TB patient says doctors knew of travel plans


Mimi Hall Anita ManningUSA Today | | Tuesday, June 26, 2007


WASHINGTON The tuberculosis patient who triggered a global health scare by traveling to Europe and back with a rare form of the infection told the Senate on Wednesday that doctors knew he was planning to go abroad and never told him that he was a threat to others.

"I didn't go running off or hide from people. It's a complete fallacy; it's a lie," Andrew Speaker, a 31-year-old Atlanta lawyer, testified by phone from the Denver hospital where he is being held in isolation. He has a drug-resistant form of tuberculosis that health officials say could become contagious.

At the same time, House members sharply criticized the Homeland Security Department for failing to stop Speaker when he and his wife drove back into the USA across the Canadian border on May 24. At the time, there was a "lookout" alert instructing any agent who encountered him to detain him and call health officials.

Homeland Security's chief medical officer, Jeffrey Runge, said "the system worked as intended" because the alert was posted and border agents received it. There was "a single point of human failure in this case," he said.

Members of Congress cited communications and procedural breakdowns at almost every level: among local and federal health officials, between various divisions of Homeland Security and at the border checkpoint.

Rep. Dan Lungren, R-Calif., called it a "catastrophic failure" of the government systems put in place after 9/11 to protect the public.

Speaker told senators that "numerous people" at the Centers for Disease Control and Prevention (CDC) in Atlanta knew of his plans to travel to Greece to get married.

Federal and local health officials testified that Speaker flew to Europe after he'd been told he had a drug-resistant form of TB and should not travel.

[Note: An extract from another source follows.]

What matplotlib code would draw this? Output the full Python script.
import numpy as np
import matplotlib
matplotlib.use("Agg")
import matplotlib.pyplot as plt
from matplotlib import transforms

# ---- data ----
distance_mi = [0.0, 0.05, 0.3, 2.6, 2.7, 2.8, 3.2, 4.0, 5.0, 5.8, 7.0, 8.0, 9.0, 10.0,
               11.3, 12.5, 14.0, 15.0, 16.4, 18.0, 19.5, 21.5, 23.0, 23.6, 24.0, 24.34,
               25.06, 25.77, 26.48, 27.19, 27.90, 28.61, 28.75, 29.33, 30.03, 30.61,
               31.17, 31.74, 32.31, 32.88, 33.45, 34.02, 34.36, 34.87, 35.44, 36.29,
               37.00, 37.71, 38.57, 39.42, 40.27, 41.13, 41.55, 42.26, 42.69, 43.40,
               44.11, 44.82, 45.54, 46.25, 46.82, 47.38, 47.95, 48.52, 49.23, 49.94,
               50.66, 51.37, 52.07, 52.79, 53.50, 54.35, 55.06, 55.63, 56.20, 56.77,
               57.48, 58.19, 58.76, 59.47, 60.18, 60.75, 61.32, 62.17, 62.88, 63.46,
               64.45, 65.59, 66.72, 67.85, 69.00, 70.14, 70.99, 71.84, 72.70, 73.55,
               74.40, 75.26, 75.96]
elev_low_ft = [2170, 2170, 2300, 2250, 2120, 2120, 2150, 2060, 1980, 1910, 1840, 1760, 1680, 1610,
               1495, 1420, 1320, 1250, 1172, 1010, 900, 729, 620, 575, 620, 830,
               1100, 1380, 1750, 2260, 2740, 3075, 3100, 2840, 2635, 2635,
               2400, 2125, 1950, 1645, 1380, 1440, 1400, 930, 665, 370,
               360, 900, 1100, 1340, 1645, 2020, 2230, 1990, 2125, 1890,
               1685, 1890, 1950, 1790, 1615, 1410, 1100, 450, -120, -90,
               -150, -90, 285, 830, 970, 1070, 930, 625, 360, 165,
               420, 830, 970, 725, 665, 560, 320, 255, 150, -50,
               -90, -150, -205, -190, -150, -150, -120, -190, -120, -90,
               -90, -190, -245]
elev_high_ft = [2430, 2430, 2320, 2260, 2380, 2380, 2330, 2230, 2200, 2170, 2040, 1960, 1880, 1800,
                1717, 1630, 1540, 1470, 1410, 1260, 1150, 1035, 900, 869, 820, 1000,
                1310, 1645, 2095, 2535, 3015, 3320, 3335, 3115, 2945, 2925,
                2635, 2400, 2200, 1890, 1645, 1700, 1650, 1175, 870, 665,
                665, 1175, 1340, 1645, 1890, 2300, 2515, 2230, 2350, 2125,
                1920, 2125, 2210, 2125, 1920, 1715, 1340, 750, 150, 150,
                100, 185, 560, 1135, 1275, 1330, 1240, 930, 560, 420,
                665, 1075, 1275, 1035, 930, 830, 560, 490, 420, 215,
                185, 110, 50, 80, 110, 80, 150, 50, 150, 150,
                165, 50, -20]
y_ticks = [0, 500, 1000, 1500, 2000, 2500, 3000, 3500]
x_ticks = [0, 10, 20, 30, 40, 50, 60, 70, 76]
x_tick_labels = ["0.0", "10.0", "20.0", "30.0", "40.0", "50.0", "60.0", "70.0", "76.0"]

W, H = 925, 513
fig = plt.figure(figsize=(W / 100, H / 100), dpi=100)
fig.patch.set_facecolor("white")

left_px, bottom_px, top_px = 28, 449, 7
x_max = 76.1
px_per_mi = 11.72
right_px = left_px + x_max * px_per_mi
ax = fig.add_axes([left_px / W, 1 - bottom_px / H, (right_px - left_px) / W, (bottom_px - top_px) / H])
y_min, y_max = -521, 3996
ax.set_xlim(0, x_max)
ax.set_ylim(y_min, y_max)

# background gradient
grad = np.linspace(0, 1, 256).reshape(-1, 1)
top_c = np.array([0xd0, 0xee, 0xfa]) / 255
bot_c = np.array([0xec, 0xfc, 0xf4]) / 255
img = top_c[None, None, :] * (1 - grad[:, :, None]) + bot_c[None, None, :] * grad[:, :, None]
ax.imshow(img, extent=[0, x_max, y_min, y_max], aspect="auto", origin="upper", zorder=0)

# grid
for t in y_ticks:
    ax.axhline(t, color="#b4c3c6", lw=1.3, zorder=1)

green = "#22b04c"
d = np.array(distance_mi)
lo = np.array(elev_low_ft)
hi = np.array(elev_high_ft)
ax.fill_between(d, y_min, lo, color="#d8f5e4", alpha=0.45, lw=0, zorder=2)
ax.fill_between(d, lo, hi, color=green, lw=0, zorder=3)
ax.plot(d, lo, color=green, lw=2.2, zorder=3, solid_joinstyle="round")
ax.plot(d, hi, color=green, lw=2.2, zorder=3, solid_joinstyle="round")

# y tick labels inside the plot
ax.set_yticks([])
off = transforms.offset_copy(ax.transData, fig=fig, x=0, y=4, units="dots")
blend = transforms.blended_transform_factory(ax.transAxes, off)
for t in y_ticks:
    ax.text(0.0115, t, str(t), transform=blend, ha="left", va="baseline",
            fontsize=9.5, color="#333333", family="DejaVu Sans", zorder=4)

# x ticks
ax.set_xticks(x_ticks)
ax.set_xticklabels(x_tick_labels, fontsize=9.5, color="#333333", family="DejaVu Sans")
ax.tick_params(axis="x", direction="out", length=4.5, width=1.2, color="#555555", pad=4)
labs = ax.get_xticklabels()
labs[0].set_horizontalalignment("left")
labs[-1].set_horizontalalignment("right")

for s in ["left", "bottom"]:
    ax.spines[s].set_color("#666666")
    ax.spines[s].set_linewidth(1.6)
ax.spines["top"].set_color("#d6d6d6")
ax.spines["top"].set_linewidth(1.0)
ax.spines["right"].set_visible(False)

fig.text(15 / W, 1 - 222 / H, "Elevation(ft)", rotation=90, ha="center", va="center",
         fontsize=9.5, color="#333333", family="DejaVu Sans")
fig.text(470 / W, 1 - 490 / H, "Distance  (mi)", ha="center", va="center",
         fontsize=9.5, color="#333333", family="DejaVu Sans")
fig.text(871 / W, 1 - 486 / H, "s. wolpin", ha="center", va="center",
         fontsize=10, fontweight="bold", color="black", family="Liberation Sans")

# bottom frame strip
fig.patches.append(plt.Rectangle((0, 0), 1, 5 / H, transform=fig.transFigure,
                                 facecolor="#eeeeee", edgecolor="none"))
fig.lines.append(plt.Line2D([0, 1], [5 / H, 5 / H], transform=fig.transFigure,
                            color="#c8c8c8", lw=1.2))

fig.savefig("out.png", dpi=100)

"Was he ordered not to travel? The answer to that was no," said Steven Katkowsky, the Fulton County (Ga.) health director. "The local health department does not have the authority to prohibit or order somebody not to travel."

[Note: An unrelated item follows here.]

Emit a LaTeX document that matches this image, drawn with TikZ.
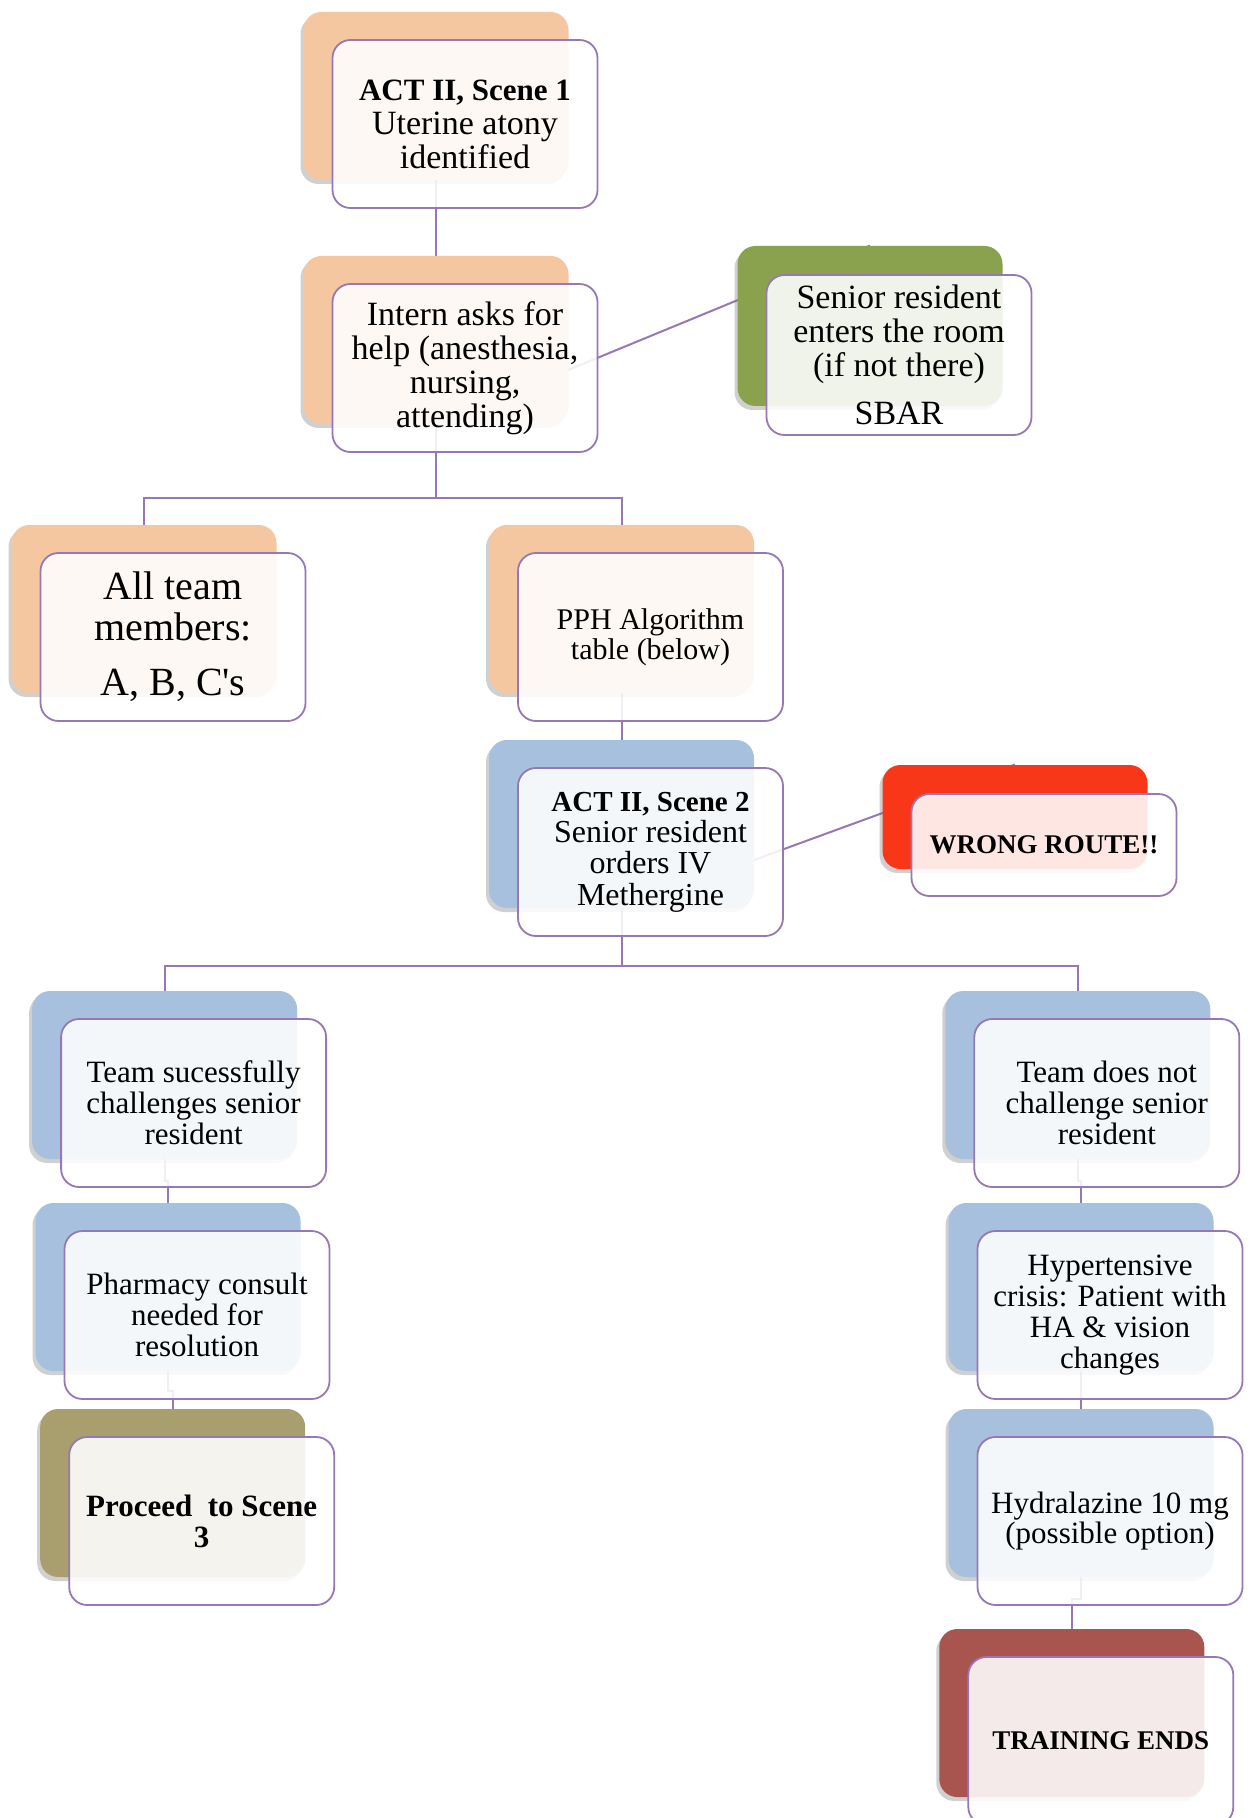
\documentclass[tikz,border=0pt]{standalone}
\usepackage{fontspec}
\setmainfont{Liberation Serif}[Ligatures=TeXOff]
\usetikzlibrary{shadows,calc}
\definecolor{peach}{RGB}{245,199,161}
\definecolor{olivegreen}{RGB}{138,162,78}
\definecolor{skyblue}{RGB}{167,192,221}
\definecolor{redback}{RGB}{248,55,25}
\definecolor{khaki}{RGB}{168,158,110}
\definecolor{brickred}{RGB}{168,84,79}
\definecolor{framecol}{RGB}{150,120,180}
\pgfdeclarelayer{bg}
\pgfsetlayers{bg,main}
\begin{document}
\begin{tikzpicture}[x=0.5pt,y=-0.5pt,
  backbox/.style={rectangle, rounded corners=9pt, minimum width=132.5pt, minimum height=84pt, inner sep=0pt,
    drop shadow={shadow xshift=-1.5pt, shadow yshift=-2pt, opacity=0.3, fill=black!60}},
  frontbox/.style={rectangle, rounded corners=9pt, minimum width=132.5pt, minimum height=84pt, inner sep=2pt,
    draw=framecol, line width=0.9pt, fill=white, fill opacity=0.88, draw opacity=1, text opacity=1, align=center},
  link/.style={draw=framecol, line width=1pt},
  ftop/.style={font=\fontsize{17}{17}\selectfont},
  fbig/.style={font=\fontsize{20}{20.3}\selectfont},
  fmid/.style={font=\fontsize{15}{15}\selectfont},
  fsix/.style={font=\fontsize{16}{15.7}\selectfont},
  fbot/.style={font=\fontsize{15.5}{15.4}\selectfont},
  fbold/.style={font=\fontsize{13.5}{14}\selectfont\bfseries},
]
\useasboundingbox (0,0) rectangle (1251,1818);
\clip (0,0) rectangle (1251,1818);

% back boxes
\node[backbox, fill=peach] (b1) at (436,96) {};
\node[backbox, fill=peach] (b2) at (436,340) {};
\node[backbox, fill=olivegreen, minimum height=80pt] (b3) at (870,326) {};
\node[backbox, fill=peach] (b4) at (144,609) {};
\node[backbox, fill=peach] (b5) at (621.5,609) {};
\node[backbox, fill=skyblue] (b6) at (621.5,824) {};
\node[backbox, fill=redback, minimum height=52pt] (b7) at (1015,817) {};
\node[backbox, fill=skyblue] (b8) at (164.6,1075) {};
\node[backbox, fill=skyblue] (b9) at (168,1287) {};
\node[backbox, fill=khaki] (b10) at (172.7,1493) {};
\node[backbox, fill=skyblue] (b11) at (1077.8,1075) {};
\node[backbox, fill=skyblue] (b12) at (1081,1287) {};
\node[backbox, fill=skyblue] (b13) at (1081,1493) {};
\node[backbox, fill=brickred] (b14) at (1071.8,1713) {};

% front boxes
\node[frontbox, ftop] (f1) at (465,124) {{\fontsize{15.5}{17}\selectfont\bfseries ACT II, Scene 1}\\Uterine atony\\identified};
\node[frontbox, ftop] (f2) at (465,368) {Intern asks for\\help (anesthesia,\\nursing,\\attending)};
\node[frontbox, ftop, minimum height=80pt] (f3) at (899,355) {Senior resident\\enters the room\\(if not there)\\[7pt]SBAR};
\node[frontbox, fbig] (f4) at (173,637) {All team\\members:\\[7.5pt]A, B, C's};
\node[frontbox, fmid] (f5) at (650.5,637) {PPH Algorithm\\table (below)};
\node[frontbox, fsix] (f6) at (650.5,852) {{\fontsize{14.5}{15.7}\selectfont\bfseries ACT II, Scene 2}\\Senior resident\\orders IV\\Methergine};
\node[frontbox, fbold, minimum height=51pt] (f7) at (1044,845) {WRONG ROUTE!!};
\node[frontbox, fbot] (f8) at (193.6,1103) {Team sucessfully\\challenges senior\\resident};
\node[frontbox, fbot] (f9) at (197,1315) {Pharmacy consult\\needed for\\resolution};
\node[frontbox, fbot] (f10) at (201.7,1521) {\bfseries Proceed\ \ to Scene\\\bfseries 3};
\node[frontbox, fbot] (f11) at (1106.8,1103) {Team does not\\challenge senior\\resident};
\node[frontbox, fbot] (f12) at (1110,1315) {Hypertensive\\crisis: Patient with\\HA \& vision\\changes};
\node[frontbox, fbot] (f13) at (1110,1521) {Hydralazine 10 mg\\(possible option)};
\node[frontbox, fbold] (f14) at (1100.8,1741) {TRAINING ENDS};

% connectors
\begin{pgfonlayer}{bg}
\fill[white] (0,0) rectangle (1251,1818);
\coordinate (j1) at (436,498);
\coordinate (j2) at (621.5,966);
\draw[link] (b1.south) -- (b2.north);
\draw[link] (b2.south) -- (b3.north);
\draw[link] (b2.south) -- (j1) -| (b4.north);
\draw[link] (j1) -| (b5.north);
\draw[link] (b5.south) -- (b6.north);
\draw[link] (b6.south) -- (b7.north);
\draw[link] (b6.south) -- (j2) -| (b8.north);
\draw[link] (j2) -| (b11.north);
\draw[link] (b8.south) -- ++(0,22) -| (b9.north);
\draw[link] (b9.south) -- ++(0,20) -| (b10.north);
\draw[link] (b11.south) -- ++(0,22) -| (b12.north);
\draw[link] (b12.south) -- (b13.north);
\draw[link] (b13.south) -- ++(0,22) -| (b14.north);
\end{pgfonlayer}
\end{tikzpicture}
\end{document}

CDC Director Julie Gerberding said federal health officials contacted Speaker on his honeymoon in Rome at midnight on May 22 after tests confirmed he had the potent infection. He was told "he must not fly," she said.

Speaker said he was told there was no funding available to bring him home on an air ambulance, and he would have to pay for his safe return, at a cost of "up to $140,000."

He said he didn't want to be "stuck there indefinitely in an Italian hospital." So he booked a flight to Canada on May 24 and drove across the border, despite the Homeland Security alert to all border officers.

Runge and Homeland Security's Customs and Border Protection chief Ralph Basham testified that it took Justice and Homeland Security lawyers four hours to decide whether they could place Speaker on a government no-fly list even though he wasn't considered a potential terrorist.

Homeland Security officials have said Speaker was already in the air by the time they tried to put him on a list.

"The failure by us to stop this individual is inexcusable," Basham said.

Gerberding testified that CDC's mistake was that "we gave the patient the benefit of the doubt" that he wouldn't get on a commercial plane and possibly expose hundreds of travelers to his infection. "In retrospect, we made a mistake."

Rep. Jane Harman, D-Calif., called it a government "meltdown" that could have had devastating consequences. If Speaker had been infected with smallpox, she said, "we could have a major national emergency right now."